[Entries with chart source code]
──────────────────────────────

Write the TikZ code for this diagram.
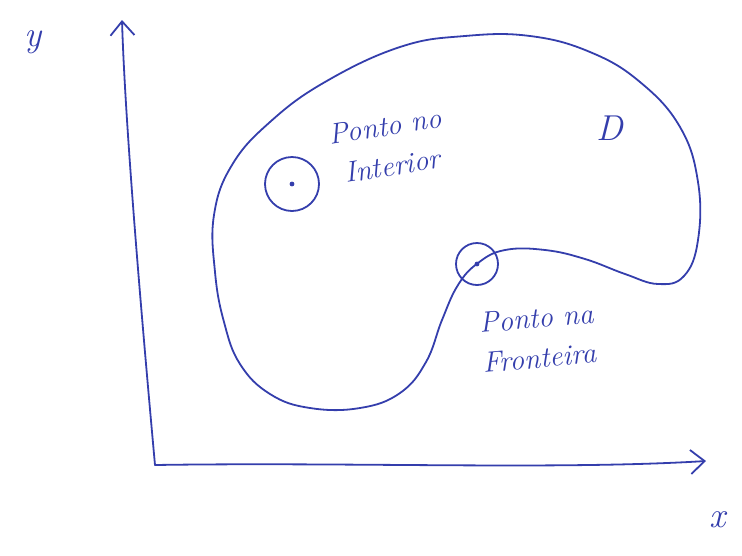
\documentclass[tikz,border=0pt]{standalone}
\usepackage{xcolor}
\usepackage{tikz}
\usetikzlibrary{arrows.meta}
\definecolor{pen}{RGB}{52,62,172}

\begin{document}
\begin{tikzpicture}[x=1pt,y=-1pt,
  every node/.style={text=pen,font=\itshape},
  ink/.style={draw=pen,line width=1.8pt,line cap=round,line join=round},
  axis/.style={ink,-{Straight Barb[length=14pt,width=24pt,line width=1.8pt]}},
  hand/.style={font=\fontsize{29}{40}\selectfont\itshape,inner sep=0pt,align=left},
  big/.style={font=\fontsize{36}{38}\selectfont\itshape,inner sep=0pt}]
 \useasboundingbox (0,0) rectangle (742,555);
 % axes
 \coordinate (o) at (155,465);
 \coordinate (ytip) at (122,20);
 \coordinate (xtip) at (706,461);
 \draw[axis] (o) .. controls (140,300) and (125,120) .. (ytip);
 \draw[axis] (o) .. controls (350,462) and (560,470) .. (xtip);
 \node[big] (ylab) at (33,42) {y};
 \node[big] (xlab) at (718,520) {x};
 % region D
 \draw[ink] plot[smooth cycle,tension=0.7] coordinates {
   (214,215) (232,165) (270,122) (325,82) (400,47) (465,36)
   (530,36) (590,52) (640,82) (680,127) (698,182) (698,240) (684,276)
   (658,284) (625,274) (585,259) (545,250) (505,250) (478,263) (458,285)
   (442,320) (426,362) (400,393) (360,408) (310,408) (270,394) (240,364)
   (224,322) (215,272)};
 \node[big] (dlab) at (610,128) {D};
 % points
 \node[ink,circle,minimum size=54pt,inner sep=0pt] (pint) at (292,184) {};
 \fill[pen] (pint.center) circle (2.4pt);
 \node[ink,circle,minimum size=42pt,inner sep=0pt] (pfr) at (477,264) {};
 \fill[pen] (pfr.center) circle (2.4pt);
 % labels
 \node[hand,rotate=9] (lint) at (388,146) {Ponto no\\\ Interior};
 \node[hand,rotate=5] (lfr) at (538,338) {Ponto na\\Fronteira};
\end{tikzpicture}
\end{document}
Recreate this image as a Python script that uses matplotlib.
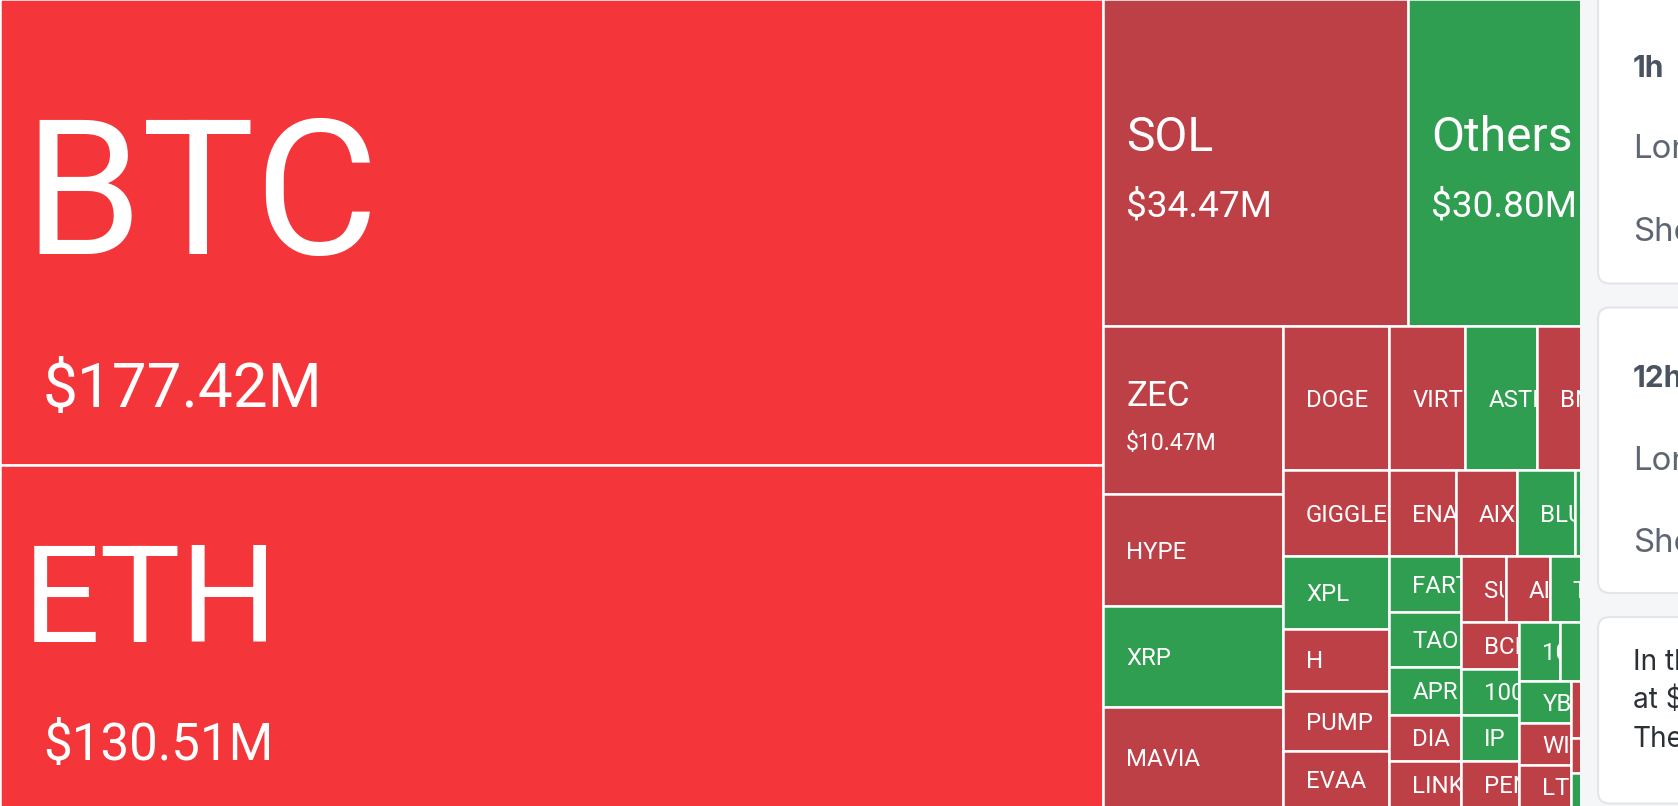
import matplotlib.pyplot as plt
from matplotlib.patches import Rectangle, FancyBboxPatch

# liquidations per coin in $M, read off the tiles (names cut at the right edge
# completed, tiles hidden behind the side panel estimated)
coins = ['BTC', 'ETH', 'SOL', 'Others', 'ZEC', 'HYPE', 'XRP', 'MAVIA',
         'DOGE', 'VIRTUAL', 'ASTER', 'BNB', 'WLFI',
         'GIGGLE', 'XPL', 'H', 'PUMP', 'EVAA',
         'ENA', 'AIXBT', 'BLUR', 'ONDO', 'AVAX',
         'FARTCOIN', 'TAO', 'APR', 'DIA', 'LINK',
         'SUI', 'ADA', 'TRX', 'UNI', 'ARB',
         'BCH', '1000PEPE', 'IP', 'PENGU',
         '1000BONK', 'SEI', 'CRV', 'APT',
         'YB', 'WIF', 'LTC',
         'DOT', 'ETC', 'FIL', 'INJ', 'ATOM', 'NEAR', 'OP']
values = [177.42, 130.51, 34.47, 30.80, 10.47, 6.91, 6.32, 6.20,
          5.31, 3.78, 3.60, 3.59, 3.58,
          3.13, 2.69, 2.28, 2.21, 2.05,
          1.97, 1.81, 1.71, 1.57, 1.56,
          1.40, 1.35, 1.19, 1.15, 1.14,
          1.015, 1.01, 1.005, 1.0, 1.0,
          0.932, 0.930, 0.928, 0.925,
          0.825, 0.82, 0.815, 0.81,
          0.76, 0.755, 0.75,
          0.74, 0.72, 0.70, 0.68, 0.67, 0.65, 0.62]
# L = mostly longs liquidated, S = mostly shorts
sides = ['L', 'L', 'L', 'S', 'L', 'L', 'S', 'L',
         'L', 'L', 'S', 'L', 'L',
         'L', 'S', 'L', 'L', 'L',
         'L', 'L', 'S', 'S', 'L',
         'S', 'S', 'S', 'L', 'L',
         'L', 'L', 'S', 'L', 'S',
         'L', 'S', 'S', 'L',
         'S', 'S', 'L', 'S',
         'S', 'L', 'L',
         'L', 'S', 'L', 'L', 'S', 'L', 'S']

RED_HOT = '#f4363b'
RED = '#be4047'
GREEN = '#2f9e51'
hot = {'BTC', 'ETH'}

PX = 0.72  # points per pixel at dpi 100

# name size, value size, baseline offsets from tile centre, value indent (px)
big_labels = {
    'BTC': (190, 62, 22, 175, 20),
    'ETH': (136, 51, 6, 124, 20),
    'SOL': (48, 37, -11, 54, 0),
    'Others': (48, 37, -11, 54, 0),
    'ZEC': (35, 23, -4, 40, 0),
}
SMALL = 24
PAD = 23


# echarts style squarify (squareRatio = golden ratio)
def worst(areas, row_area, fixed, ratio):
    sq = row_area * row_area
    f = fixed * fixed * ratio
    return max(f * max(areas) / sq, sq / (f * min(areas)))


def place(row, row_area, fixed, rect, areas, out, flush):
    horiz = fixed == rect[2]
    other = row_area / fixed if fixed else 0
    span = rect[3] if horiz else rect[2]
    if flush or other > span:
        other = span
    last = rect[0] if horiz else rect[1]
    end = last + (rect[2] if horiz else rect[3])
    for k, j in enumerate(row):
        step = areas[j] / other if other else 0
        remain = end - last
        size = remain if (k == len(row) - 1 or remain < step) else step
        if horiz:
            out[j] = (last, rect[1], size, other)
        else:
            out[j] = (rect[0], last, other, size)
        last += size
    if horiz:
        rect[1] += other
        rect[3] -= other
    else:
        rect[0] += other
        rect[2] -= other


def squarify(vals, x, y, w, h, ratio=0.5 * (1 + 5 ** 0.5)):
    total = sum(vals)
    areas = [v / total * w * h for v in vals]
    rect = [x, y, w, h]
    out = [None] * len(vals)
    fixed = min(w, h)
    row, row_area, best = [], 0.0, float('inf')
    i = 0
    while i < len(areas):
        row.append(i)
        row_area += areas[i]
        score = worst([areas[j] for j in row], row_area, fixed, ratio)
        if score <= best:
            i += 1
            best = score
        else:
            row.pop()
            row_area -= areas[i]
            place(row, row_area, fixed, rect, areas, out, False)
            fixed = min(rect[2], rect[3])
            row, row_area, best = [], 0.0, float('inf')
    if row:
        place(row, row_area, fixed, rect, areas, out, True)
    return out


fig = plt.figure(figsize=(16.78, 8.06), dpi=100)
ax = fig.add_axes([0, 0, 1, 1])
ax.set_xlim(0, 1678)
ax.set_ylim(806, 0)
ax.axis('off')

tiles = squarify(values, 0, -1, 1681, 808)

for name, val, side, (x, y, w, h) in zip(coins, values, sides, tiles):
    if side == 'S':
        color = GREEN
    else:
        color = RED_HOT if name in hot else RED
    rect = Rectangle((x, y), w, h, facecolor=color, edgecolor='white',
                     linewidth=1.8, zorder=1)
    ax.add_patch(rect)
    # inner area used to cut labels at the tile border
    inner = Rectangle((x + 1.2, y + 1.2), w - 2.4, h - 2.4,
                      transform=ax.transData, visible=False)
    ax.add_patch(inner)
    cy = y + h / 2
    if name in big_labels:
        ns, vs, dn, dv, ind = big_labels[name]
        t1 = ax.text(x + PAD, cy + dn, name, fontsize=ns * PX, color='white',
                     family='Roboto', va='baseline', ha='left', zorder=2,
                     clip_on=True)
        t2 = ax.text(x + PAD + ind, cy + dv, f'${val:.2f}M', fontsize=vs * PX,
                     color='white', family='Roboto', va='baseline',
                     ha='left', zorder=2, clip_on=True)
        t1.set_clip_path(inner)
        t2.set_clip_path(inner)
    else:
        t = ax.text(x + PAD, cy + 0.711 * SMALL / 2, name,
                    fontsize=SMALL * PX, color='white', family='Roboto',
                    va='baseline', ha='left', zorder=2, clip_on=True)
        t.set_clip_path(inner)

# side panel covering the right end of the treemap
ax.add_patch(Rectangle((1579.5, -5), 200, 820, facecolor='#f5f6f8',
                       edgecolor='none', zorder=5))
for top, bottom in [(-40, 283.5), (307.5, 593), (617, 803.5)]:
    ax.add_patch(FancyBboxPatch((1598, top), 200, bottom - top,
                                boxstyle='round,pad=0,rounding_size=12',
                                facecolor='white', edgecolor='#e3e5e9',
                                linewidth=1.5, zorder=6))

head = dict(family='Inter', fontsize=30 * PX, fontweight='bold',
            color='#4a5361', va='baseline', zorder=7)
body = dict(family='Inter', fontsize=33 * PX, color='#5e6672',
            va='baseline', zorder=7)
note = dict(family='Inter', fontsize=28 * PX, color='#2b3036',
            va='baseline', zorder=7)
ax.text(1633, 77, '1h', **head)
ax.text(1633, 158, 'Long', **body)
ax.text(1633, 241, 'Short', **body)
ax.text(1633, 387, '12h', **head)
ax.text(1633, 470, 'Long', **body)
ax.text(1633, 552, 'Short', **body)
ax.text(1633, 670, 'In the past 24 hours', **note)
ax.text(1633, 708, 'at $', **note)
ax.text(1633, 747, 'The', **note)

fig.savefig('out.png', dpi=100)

──────────────────────────────

AIM OF THE EXERCISE:
Copy nothing but the lines above from the one with "Recreate this image" to the one with "from matplotlib.patches import", inclusive, word for word. Leave every picture out.

WRITTEN ANSWER:
Recreate this image as a Python script that uses matplotlib.
import matplotlib.pyplot as plt
from matplotlib.patches import Rectangle, FancyBboxPatch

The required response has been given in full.